A new totem pole at the Chicago Field Museum draws on historical connections both near and far. The work is a collaboration of master Chilkoot-Tlingit carver Nathan Jackson and family, and is presented to the Field Museum as a gift of the Cape Fox Corporation and the Tlingit community of Saxman, Alaska. In 2001, the Museum returned a 26-foot totem pole that was removed from the Cape Fox village of Gaash by the Harriman scientific expedition in 1899.

Nathan Jackson has worked on three other repatriation projects in the U.S., all for poles taken from what was thought to be an abandoned village during an Alaskan expedition at the turn of the 20th Century by railroad tycoon Edward Henry Harriman. The totem poles, acquired in Cape Fox, Alaska, have been returned to the local community. The Smithsonian’s National Museum of the American Indian, Harvard’s Peabody Museum and the Burke Museum in Seattle house replacements carved by Jackson (1).

Harriman traveled to Alaska on a two month voyage to survey the Coast with friends and family. Among the expedition members were notable artists and naturalists John Muir, George Bird Grinnell, and Edward S. Curtis. Harriman described his Alaska expedition “as a summer cruise for the pleasure and recreation of my family and a few friends” (2). The University of Washington maintains a digital collection of the expedition, including an historic photo taken by Edward Curtis at the village site on Cape Fox.

The new work by Nathan Jackson took several months to complete at the family’s workshop in Ketchikan, Alaska. Part of it was designed on a computer, and is made of red cedar and contains an abstract “swooshing” element made of silicon designed by Stephen Jackson, the carver’s son and sculptor in New York. According to Janet Hong, project manager for exhibitions at the Field, “It’s clearly a melding of traditional carving styles and new media. There’s not [sic] specific iconography, and a lot of it is abstracted. It is unique (3).” It was a unique commission from the start, and the artists were given a wide latitude to collaborate on a monumental project that would blend traditional and modern elements. With the historic pole now completing its journey back to Alaska and its Tlingit home, its contemporary replacement will be on display at the Museum’s Stanley Field Hall.

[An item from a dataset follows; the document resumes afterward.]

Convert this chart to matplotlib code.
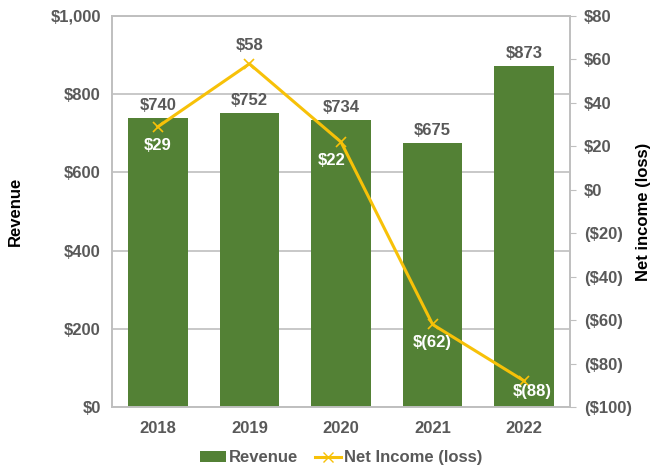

1 Response to New Totem Pole Finds Home in Chicago Field Museum

  1. 10 smiles week 16 « whole life

    […] 8)? New Totem Pole Finds Home in Chicago Field Museum -? A new totem pole at the Chicago Field Museum draws on historical connections both near and far. The work is a collaboration of master Chilkoot-Tlingit carver Nathan Jackson and family, and is presented to the Field Museum as a gift of the Cape Fox Corporation and the Tlingit community of Saxman, Alaska. In 2001, the Museum returned a 26-foot totem pole that was removed from the Cape Fox village of Gaash by the Harriman scientific expedition in 1899.? ?More . . . […]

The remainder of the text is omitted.